Question

Probability of overlap between sequences?

0

Entering edit mode

9.3 years ago

Rich ▴ 40

Hi,

I'm sorry if this question is too naive but maybe you can advise me the right way to solve a problem.

I have a 50 kb region on chromosome 6 (length 171,115,067 bp). It turned out to be, that this region completely overlaps with one specific site (5 kb). However, there are about 250 such specific sites across the entire chr 6.

How can I calculate chances that such overlap between my 50 kb region and one of such 5 kb sites happens just randomly? Is there any simple formula? Or I need to generate randomly 10 or 100 thousands of 50 kb regions from chr 6 and then calculate how many times such randomly generated regions overlap with the 5 kb sites?

And if the later way is the right one is there any tool that could generate such sequences from the given human chromosome?

Thank you!

sequencing probability • 3.0k views

ADD COMMENT • link updated 2.1 years ago by Ram 44k • written 9.3 years ago by Rich ▴ 40

0

Entering edit mode

Random sampling would be a good way to generate your "background" or expected rate of overlap. You might be careful how you generate your sample space, in that you might exclude sampling from certain areas (unmappable regions, say).

ADD REPLY • link updated 2.1 years ago by Ram 44k • written 9.3 years ago by Alex Reynolds 35k

0

Entering edit mode

Thank you, Alex! Do you know any tool (maybe in BioPerl or etc.) that could generate it based on real human chromosomes?

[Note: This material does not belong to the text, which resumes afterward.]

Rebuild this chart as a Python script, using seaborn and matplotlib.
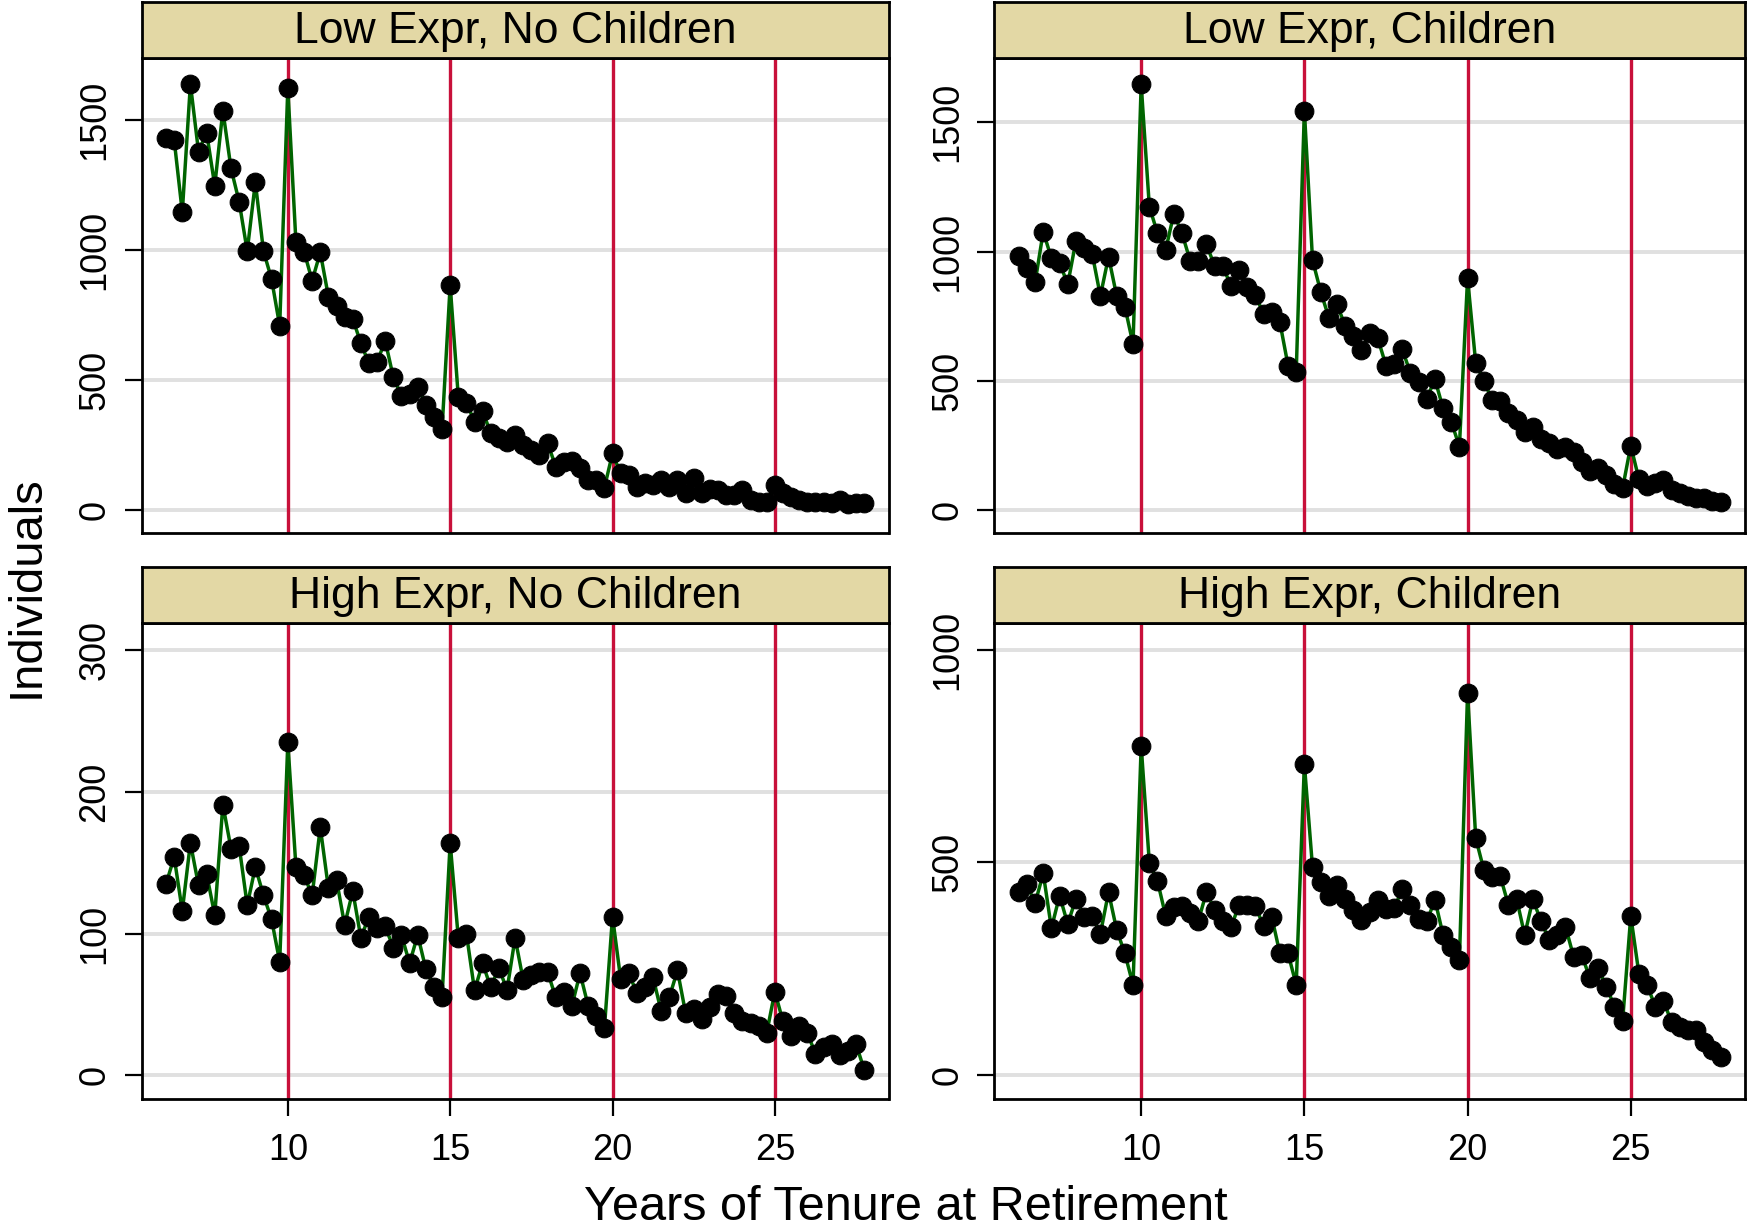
import numpy as np
import pandas as pd
import matplotlib
matplotlib.use("Agg")
import matplotlib.pyplot as plt
import seaborn as sns

# ---------------- data ----------------
tenure = [6.25 + 0.25 * i for i in range(87)]

low_no_children = [
    1429, 1423, 1145, 1638, 1378, 1451, 1247, 1536, 1314, 1186, 996, 1260, 996, 888, 708, 1624,
    1030, 994, 882, 991, 821, 786, 741, 736, 641, 564, 570, 651, 510, 440, 445, 472, 404, 359, 311, 865,
    436, 413, 340, 381, 295, 279, 263, 288, 250, 231, 212, 259, 167, 186, 188, 163, 115, 115, 86, 218,
    141, 135, 90, 103, 96, 115, 90, 115, 64, 122, 64, 83, 77, 58, 58, 77, 38, 32, 32, 98,
    64, 51, 38, 32, 32, 32, 26, 38, 23, 26, 26,
]
low_children = [
    984, 935, 881, 1077, 974, 957, 873, 1041, 1013, 991, 828, 980, 828, 787, 642, 1647,
    1174, 1071, 1006, 1146, 1071, 965, 965, 1028, 944, 943, 868, 929, 862, 832, 758, 768, 726, 559, 533, 1545,
    967, 845, 744, 796, 712, 673, 619, 686, 664, 559, 564, 622, 529, 497, 430, 506, 393, 342, 245, 897,
    568, 499, 426, 423, 374, 348, 301, 322, 273, 258, 235, 243, 226, 187, 152, 161, 135, 101, 84, 249,
    119, 93, 103, 116, 77, 65, 54, 48, 48, 36, 32,
]
high_no_children = [
    135, 154, 116, 164, 134, 142, 113, 191, 160, 162, 120, 147, 127, 110, 80, 235,
    147, 141, 127, 175, 132, 138, 106, 130, 97, 112, 104, 105, 90, 99, 79, 99, 75, 62, 55, 164,
    97, 100, 60, 79, 62, 76, 60, 97, 67, 71, 73, 73, 55, 59, 49, 72, 49, 42, 33, 112,
    68, 72, 58, 62, 69, 45, 55, 74, 44, 47, 40, 48, 57, 56, 44, 38, 37, 35, 30, 59,
    38, 28, 35, 30, 15, 20, 22, 14, 17, 22, 4,
]
high_children = [
    430, 448, 404, 474, 345, 422, 355, 415, 372, 374, 332, 430, 341, 286, 212, 774,
    499, 456, 374, 396, 397, 380, 362, 430, 388, 361, 347, 400, 400, 397, 350, 372, 286, 286, 212, 731,
    488, 455, 421, 447, 415, 388, 365, 384, 412, 390, 392, 437, 400, 368, 361, 412, 329, 302, 270, 899,
    557, 482, 466, 468, 400, 415, 329, 413, 362, 317, 329, 349, 278, 282, 227, 251, 208, 161, 127, 374,
    238, 212, 161, 174, 125, 114, 106, 106, 78, 59, 43,
]

panel_titles = ["Low Expr, No Children", "Low Expr, Children",
                "High Expr, No Children", "High Expr, Children"]
panel_values = [low_no_children, low_children, high_no_children, high_children]
panel_yticks = [[0, 500, 1000, 1500], [0, 500, 1000, 1500],
                [0, 100, 200, 300], [0, 500, 1000]]
panel_ylims = [(-88, 1738), (-89, 1749), (-17, 319), (-57, 1062)]
reference_years = [10, 15, 20, 25]
x_ticks = [10, 15, 20, 25]

df = pd.DataFrame({
    "tenure": np.tile(tenure, 4),
    "count": np.concatenate([np.asarray(v, dtype=float) for v in panel_values]),
    "panel": np.repeat(panel_titles, len(tenure)),
})

# ---------------- style ----------------
sns.set_style("white")
plt.rcParams["font.family"] = ["Liberation Sans", "DejaVu Sans"]
plt.rcParams["text.color"] = "black"
plt.rcParams["axes.labelcolor"] = "black"
plt.rcParams["xtick.color"] = "black"
plt.rcParams["ytick.color"] = "black"

W, H = 1748, 1232
fig = plt.figure(figsize=(W / 100, H / 100), dpi=100)

col_x = [(141.7, 888.5), (994.3, 1745.0)]
row_y = [(2.0, 58.0, 533.0), (567.0, 623.3, 1099.3)]  # strip top, strip bottom/axes top, axes bottom

STRIP = "#E3D8A5"
RED = "#C8103A"
GREEN = "#006400"

for k, title in enumerate(panel_titles):
    r, c = divmod(k, 2)
    x0, x1 = col_x[c]
    st, at, ab = row_y[r]
    ax = fig.add_axes([x0 / W, 1 - ab / H, (x1 - x0) / W, (ab - at) / H])
    sax = fig.add_axes([x0 / W, 1 - at / H, (x1 - x0) / W, (at - st) / H])

    sub = df[df["panel"] == title]
    for yr in reference_years:
        ax.axvline(yr, color=RED, lw=2.4, zorder=1.5)
    sns.lineplot(data=sub, x="tenure", y="count", ax=ax, color=GREEN, lw=2.5,
                 marker="o", markersize=13.5, markerfacecolor="black",
                 markeredgecolor="black", zorder=3, estimator=None)

    ax.set_xlim(5.5, 28.5)
    ax.set_ylim(*panel_ylims[k])
    ax.set_yticks(panel_yticks[k])
    ax.set_xticks(x_ticks)
    ax.yaxis.grid(True, color="#E0E0E0", lw=2.8)
    ax.xaxis.grid(False)
    ax.set_axisbelow(True)
    ax.set_xlabel("")
    ax.set_ylabel("")
    for sp in ax.spines.values():
        sp.set_visible(True)
        sp.set_color("black")
        sp.set_linewidth(2.0)
    ax.tick_params(axis="y", direction="out", length=12, width=1.6, pad=9,
                   labelsize=26, labelrotation=90, left=True, colors="black")
    for lab in ax.get_yticklabels():
        lab.set_va("center")
    if r == 1:
        ax.tick_params(axis="x", direction="out", length=12, width=1.6, pad=12,
                       labelsize=26, bottom=True, colors="black")
    else:
        ax.tick_params(axis="x", bottom=False, labelbottom=False)

    sax.set_facecolor(STRIP)
    sax.set_xticks([])
    sax.set_yticks([])
    for sp in sax.spines.values():
        sp.set_visible(True)
        sp.set_color("black")
        sp.set_linewidth(2.0)
    sax.text(0.5, 0.47, title, ha="center", va="center", fontsize=32,
             color="black", transform=sax.transAxes)

fig.text(906 / W, 1 - 1208 / H, "Years of Tenure at Retirement", ha="center",
         va="center", fontsize=35, color="black")
fig.text(27 / W, 1 - 587 / H, "Individuals", ha="center", va="center",
         rotation=90, fontsize=34, color="black")

fig.savefig("out.png", dpi=100, facecolor="white")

ADD REPLY • link updated 2.1 years ago by Ram 44k • written 9.3 years ago by Rich ▴ 40

0

Entering edit mode

9.3 years ago

dariober 14k

Hi- Have a look at these Q&A:

And this paper The dilemma of choosing the ideal permutation strategy while estimating statistical significance of genome-wide enrichment.

ADD COMMENT • link updated 2.1 years ago by Ram 44k • written 9.3 years ago by dariober 14k

0

Entering edit mode

Thank you for the helpful links!

ADD REPLY • link updated 2.1 years ago by Ram 44k • written 9.3 years ago by Rich ▴ 40

Ram · Accepted Answer · 2015-02-12

To get bounds for, say, hg19, you could do something like:

$ wget -qO- http://hgdownload.cse.ucsc.edu/goldenpath/hg19/database/chromInfo.txt.gz | gunzip -c - | awk '{print $1"\t0\t"$2}' - | sort-bed - > hg19.bounds.bed

You could use BEDOPS to subtract out unmapped regions:

$ wget -qO- https://gist.githubusercontent.com/alexpreynolds/6126976/raw/4bfdd68c0cc45c4c1b0643ea16c8630364d2f316/hg19.gaps.bed > hg19.gaps.bed
$ bedops --difference hg19.bounds.bed hg19.gaps.bed > hg19.mappable.bed

A sampler that goes through hg19.mappable.bed could be written in a scripting language of your choice. I don't think it would be too hard to sample uniform (or other distribution) starting points within the given, mappable genomic spaces, adding 50K to that point to generate a random interval. You could do read.table() in R, for instance, to bring in the mappable spaces to do sampling there. There are lots of options - too many to enumerate here.

Your script determines how many random intervals you sampled (10K, 100K, whatever). Spit all these random intervals out to a sorted BED file, and then do something like bedops --element-of 1 random_intervals.bed 5kb_sites.bed | wc -lto get counts of overlapping random intervals.

Divide the two numbers to get an expected rate of overlap. Repeat this to build a population of expected or background rates to compare against your observed rate. You might generate a z-score, for example, to indicate how near or far away your observed rate is from what is expected.